Transfer stations (e.g., Sé, Paraíso, Ana Rosa) appear once per line they
serve.

# Auxiliary datasets

The package also ships two convenience lookup tables:

- **`metro_lines`** --- maps line numbers to Portuguese and English color
  names (13 rows, covering all lines including planned expansions and the
  network total `line_number = 99`).
- **`metro_colors`** --- named character vector of official hex color codes
  for the six lines with ridership data (e.g., `metro_colors["Blue"]` returns
  `"#171796"`). Useful for consistent plot styling with `scale_color_manual()`.

# Data notes and caveats

## Entrance vs. transported {#entrance-vs-transported}

The METRO source files define these terms as:

- **Entrada de passageiros** (*passenger entries*): passengers entering
  through the turnstile gates (*linha de bloqueios*). This is a station-level
  measurement.
- **Passageiros transportados** (*passengers transported*): the sum of
  turnstile entries **plus** transfer passengers between lines at interchange
  stations (e.g. Sé, Paraíso, Ana Rosa, and Vila Prudente). This is a
  system-level measurement that better captures total demand but
  double-counts passengers who transfer.

The original Portuguese footnote reads:

> Corresponde à soma das entradas pela linha de bloqueios com as
> transferências entre linhas nas estações Sé, Paraíso, Ana Rosa e Vila
> Prudente.

## Station-level transfer counting {#station-transfers}

At interchange stations, the METRO source reports separate figures per line.
For example, at Paraíso (Lines 1 and 2):

- Line 1 figure = passengers boarding Line 1 + transfers from Line 2
- Line 2 figure = passengers boarding Line 2 + transfers from Line 1

This means station-level totals at interchange stations are **not**
double-counted within a single line, but summing across lines at the same
interchange would overcount. The affected stations and their lines are:

| Station | Lines |
|---|---|
| Sé | 1, 3 |
| Paraíso | 1, 2 |
| Ana Rosa | 1, 2 |
| Vila Prudente | 2, 15 |
| Tamanduateí | 2, 10 (CPTM) |

: {.striped .hover}

## Line 5 ownership change {#line5-change}

Line 5 (Lilás) was originally operated by METRO SP. On August 4, 2018, it
was handed over to ViaMobilidade under a concession contract. This affects
the data in two ways:

1. **Source switch**: from October 2017 through July 2018, Line 5 data comes
   from the METRO transparency portal. From August 2018 onward, it comes from
   the Insper Dataverse (ViaMobilidade/Insper partnership).
2. **Transported counts end**: the METRO portal has Line 5 transported data
   through December 2019. The Dataverse does not provide transported counts,
   so `passengers_transported` has no Line 5 data after 2019.
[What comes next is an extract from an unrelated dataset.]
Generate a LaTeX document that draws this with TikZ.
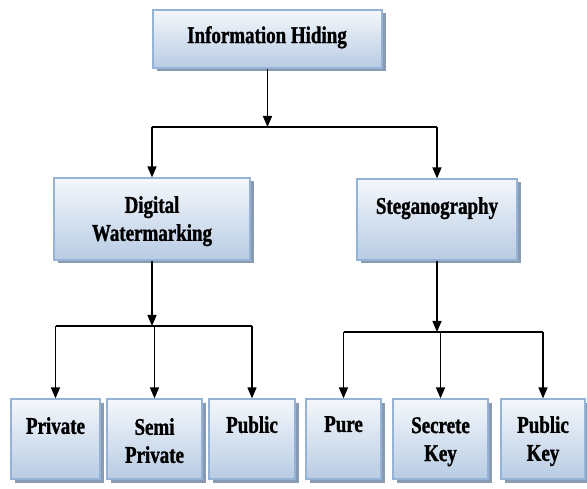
\documentclass[tikz,border=0pt]{standalone}
\usepackage{fontspec}
\setmainfont{Liberation Serif}[FakeStretch=0.79, BoldFeatures={FakeBold=1.2}]
\usetikzlibrary{shadows,arrows.meta}
\definecolor{boxborder}{HTML}{95B3D7}
\definecolor{boxtop}{HTML}{F4F7FB}
\definecolor{boxbot}{HTML}{B8CCE4}
\definecolor{shadowc}{HTML}{8A9AB0}
\tikzset{
  box/.style={draw=boxborder, line width=1.2pt, top color=boxtop, bottom color=boxbot,
    drop shadow={shadow xshift=3.5pt, shadow yshift=-3.5pt, fill=shadowc, opacity=1},
    inner sep=0pt},
  lbl/.style={anchor=north, inner sep=0pt, align=center, font=\bfseries\fontsize{24}{28}\selectfont},
  conn/.style={line width=1.4pt, black},
  arr/.style={conn, -{Triangle[length=11pt,width=9pt]}}
}
\begin{document}
\begin{tikzpicture}[x=1pt,y=-1pt]
\useasboundingbox (0,0) rectangle (587,489);
% boxes
\node[box, minimum width=229pt, minimum height=58pt] (ih) at (267.5,39) {};
\node[box, minimum width=196pt, minimum height=82pt] (dw) at (152,219) {};
\node[box, minimum width=160pt, minimum height=81pt] (st) at (437,219.5) {};
\node[box, minimum width=89pt, minimum height=80pt] (pv) at (55.5,439) {};
\node[box, minimum width=95pt, minimum height=80pt] (sp) at (154.5,439) {};
\node[box, minimum width=86pt, minimum height=80pt] (pb) at (252,439) {};
\node[box, minimum width=75pt, minimum height=80pt] (pu) at (343.5,439) {};
\node[box, minimum width=95pt, minimum height=80pt] (sk) at (440.5,439) {};
\node[box, minimum width=84pt, minimum height=80pt] (pk) at (543,439) {};
% labels
\node[lbl] (ihT) at (267,26) {Information Hiding};
\node[lbl] (dwT) at (152,196) {Digital\\Watermarking};
\node[lbl] (stT) at (437,197) {Steganography};
\node[lbl] (pvT) at (55.5,417) {Private};
\node[lbl] (spT) at (154.5,418) {Semi\\Private};
\node[lbl] (pbT) at (252,416) {Public};
\node[lbl] (puT) at (343.5,416) {Pure};
\node[lbl] (skT) at (440.5,417) {Secrete\\Key};
\node[lbl] (pkT) at (543,416) {Public\\Key};
% level 1
\coordinate (j1) at (ih.south |- 0,127);
\draw[arr] (ih.south) -- (j1);
\draw[conn] (dw.north |- j1) -- (st.north |- j1);
\draw[arr] (dw.north |- j1) -- (dw.north);
\draw[arr] (st.north |- j1) -- (st.north);
% level 2 left
\coordinate (j2) at (dw.south |- 0,326);
\draw[arr] (dw.south) -- (j2);
\draw[conn] (pv.north |- j2) -- (pb.north |- j2);
\draw[arr] (pv.north |- j2) -- (pv.north);
\draw[arr] (sp.north |- j2) -- (sp.north);
\draw[arr] (pb.north |- j2) -- (pb.north);
% level 2 right
\coordinate (j3) at (st.south |- 0,332);
\draw[arr] (st.south) -- (j3);
\draw[conn] (pu.north |- j3) -- (pk.north |- j3);
\draw[arr] (pu.north |- j3) -- (pu.north);
\draw[arr] (sk.north |- j3) -- (sk.north);
\draw[arr] (pk.north |- j3) -- (pk.north);
\end{tikzpicture}
\end{document}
## Station openings during the data window {#station-openings}

Several stations opened during the data period, creating step changes in
line-level totals and partial months at the station level:

| Date | Stations | Line |
|---|---|---|
| 2017-11-27 | Alto da Boa Vista, Borba Gato, Brooklin | 5 |
| 2018-04-02 | Eucaliptos | 5 |
| 2021-01 | Jardim Colonial | 15 |

: {.striped .hover}

A more comprehensive list is available in the `station_inauguration` dataset
(see `?station_inauguration`), though it is still being verified.

## Line 15 Sunday closures

In February and March 2018, Line 15 (Prata) was closed on Sundays for
control system testing. Sunday averages (`mdo`) for these months reflect zero
or near-zero ridership, which is a testing artifact rather than demand.

## Rounding in station averages

The METRO source rounds station-level averages to the nearest thousand. The
sum of individual station values may not equal the line total due to this
rounding. The original note states:

> O total da linha pode ser diferente da soma das estações devido ao
> arredondamento.

## Lines 4 and 5: station codes

The `station_code` column (three-letter abbreviation) is only available for
METRO-operated lines (1, 2, 3, 15). Lines 4 and 5 have `station_code = NA`
because these abbreviations are internal to METRO SP and not used by
ViaQuatro/ViaMobilidade.

## 2017 partial year

Only October through December 2017 is available. The METRO transparency
portal does not provide machine-readable data before October 2017 (earlier
months exist only as PDFs).

## Trailing months and NA values

Months (or days, for `station_daily`) beyond the last published data point
for each line are trimmed during assembly, so the datasets do not contain
unpublished trailing `NA` rows. Interior `NA` values --- for example, days
when Line 15 (Silver) was not operating --- are preserved as-is.

## Source attribution

All METRO portal reports are credited to:

> Gerência de Operações / Coordenadoria de Estratégia Operacional (2017)

or

> Diretoria de Operações / Coordenadoria de Informações Gerenciais e Estudos
> Estratégicos (2018 onward)